The stocks that were on Red for over a year now are GREEN. Oil is naturally going down as a slower economy cannot support oil at these levels. Every time we have a recession oil hits 25-35$.
 Agree,
Oil will always have more use than garbage paper money. The bankers will not be able to keep it low for too long no matter how they manipulate the market.
It's the big oil prices that will over-produce and drive oil prices downward. The can't help themselves.
Pile of crap, banks are the foundation stone of the US
But US & Europe banks are up....so funny article they write...whatever comes to their mind.
 The humor is really on the trade side. I struggle to make sense of it on days like this and I empathize (even sympathize with my colleagues who are trying to a decent job of covering these cuckoo markets)
Barani..I would suggest they're not cuckoo, they're heavily manipulated since big money was beat up by the Reddit crowd and meme stocks. I'm guessing they're gearing up for the big rug pull, hence the falsely propped up markets
 That's a good perspective, yes. The macro trade seems to have taken it on the chin while equities have just been spared a hiding.
We are seeing the results of all the free money necessitated by the lock downs and other ill conceived pandemic policies. Many knew this was coming.
The SP 500 and Nasdaq will never see new highs ever again. Just like Japan’s stock index
Really? The US tanking for good? Do you even understand the cultural differences? and by the way did you even bother to check age profiles of both countries before making such a bold remark?
LOL.  Troll.  I'll bet you $10 million that you probably don't have but I do that you are wrong.
Your kids will never afford a home boomer
Moody's nailed it; three banks late.But now watch out for other banks. Anyone holding bank equity shares still? Uncle Sam (Joe B.) won't reimburse shareholders in case of a bust. So watch out bank shareholders.
Reimburse shareholders? That had never happened.
Meh. I own some majors like BAC and C. If those zero out, the country is in flames and no assets are safe.

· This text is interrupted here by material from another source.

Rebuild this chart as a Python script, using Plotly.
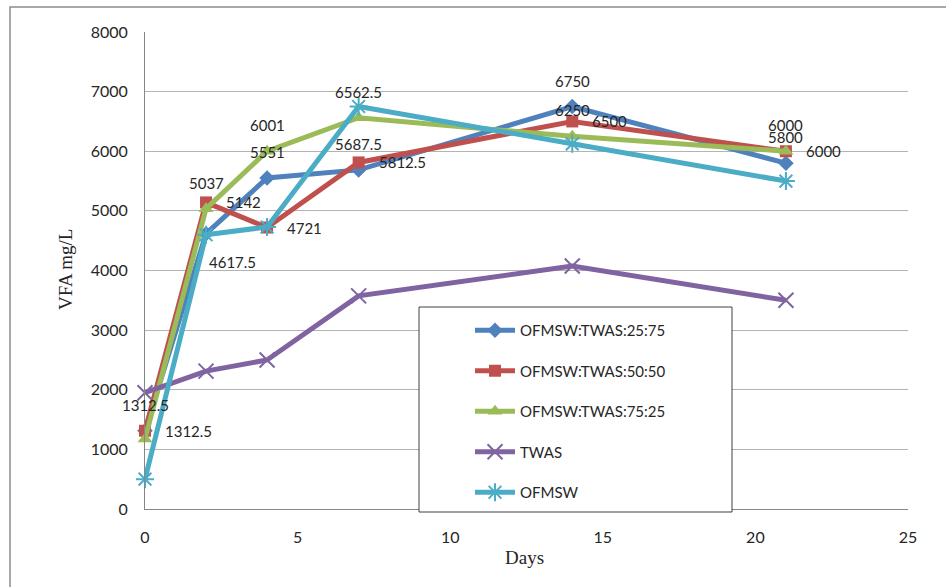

No banks, no economy.
Shareholders not reimbursed.  Depositors?   Yes.
#1 Holder of Moody's Berkshire Hathaway, Inc
moody is mad. rally continue . no rate hike sure
Moody's downgrade here, for those want a deeper read: https://www.moodys.com/research/doc--PBC_1361251
Bargain, is this a joke that moodys is being blamed for oil prices? because I do it funny hahaha
Yes, it IS funny because the stock market is up, yet the oil trade is being super skittish; go ask them why.
It's only technical. 76 and a bullish signal is given. 94 before may
Seems like they're trying to artificially hold down oil and therefore inflation. which will prolong it, but might dampen a bit... which is much worse.